In this play of opposites left to determine our experience to one degree or another.

Evil is not our friend.

There are forces actively working against us.

They flood the mind upon first waking up in the morning.

They are the voices reminding you of your failures,

Or chastising you for your lowly position.

They are constantly whispering the suggestion that everything is unfair.

And that you have been left behind and treated wrongly.

They point out lives of others that seem to be much better,

And suggest that your life will never resemble theirs.

In a sense, they (these forces of evil) provoke resentment,

Towards yourself,

Towards God,

Or towards anyone at all who is swimming against all those currents and getting somewhere.

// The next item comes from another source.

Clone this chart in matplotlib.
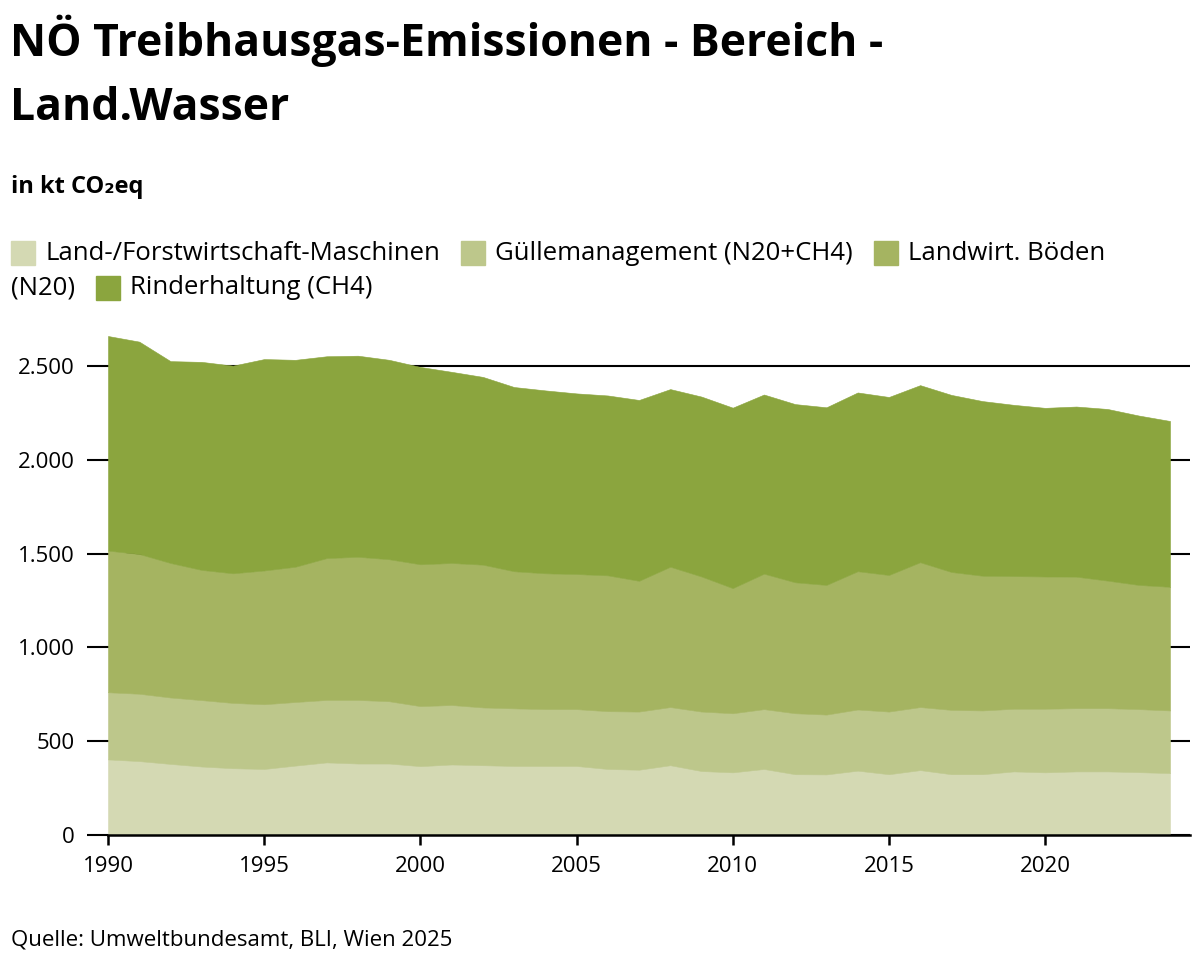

The weapon evil uses against us most often,

The only weapon he really needs, Is anger, resentment,

And the ungrateful attitude that is born from those energies.

What we focus on grows.

And entropy, chaos, and negativity require no effort.

But rather require efforts opposite. Evil is effortless.

To fight it we must implement the “right kind” of effort.

Effort that is rooted in fearlessness and gratitude.

Effort to seek the father,

And to be aligning our will with his.

And so the vastness of the spiritual force we use to battle the energies of evil is adequate.

In other words,

the forces working against us are “other or out there.”

So the forces we need to battle the darkness must be “other and out there” as well.

Gratitude in this case becomes a kind of calling, active prayer.

To have the forces of light line up and align within.

Gratitude could be called the art of spiritual war when framed this way.

Far from a deluded hippy concept,

it is more like a samurai sword made from steel cast by the light of the Lord.

There are some personal benchmarks. We must arrive at

in order to make it to the mountain top called gratitude.

For a start… We have to see everything in our life, all the circumstances of it, all the failures (or lessons), all the betrayals, all the mistakes, every single aspect of it as our responsibility and no one else’s.

In short, we must obliterate (actively) victim consciousness.

Victim consciousness is how evil whispers, and is the disguise evil wears when he approaches you like a so-called friend.

It’s hard to be grateful if you are identifying yourself as a victim.

And if you are taking on the identity of a victim of circumstance, you are in essence disempowering yourself completely.


in the context

could be considered the engine of self-reflection and change.

So therefore,

being ungrateful is that engine breaking down into unconsciousness, entropy, and thwarted effort.

It helps if we see the difficulties of our lives as spiritual blessings shifting us into seasons of growth.

God’s compliment, in a way, showing us his belief in us to overcome obstacles and arrive at new levels of creative achievement, which the hardships were designed to bring out of us.

We don’t evolve in stagnation or ease.

We evolve by being humbled in the difficulties of living.

Gratitude therefore is more than just an adequate reaction to the overwhelming gift of being alive,

But also a pragmatic strategy to fight the spiritual battle we’ve all been born into.

Which we were lucky and honored enough to be born into.

We knew it was going to be difficult before we hit our mother’s wombs.

Don’t you remember bragging at the water cooler in the sky? How we signed up for a difficult ride?

The harder the better, we all laughed as angels. And then cried.

As one by one we were released into chaotic void of personal evolution

Nothing but a far off whispering and whistling spirit of devotion

Understanding at all what could happen.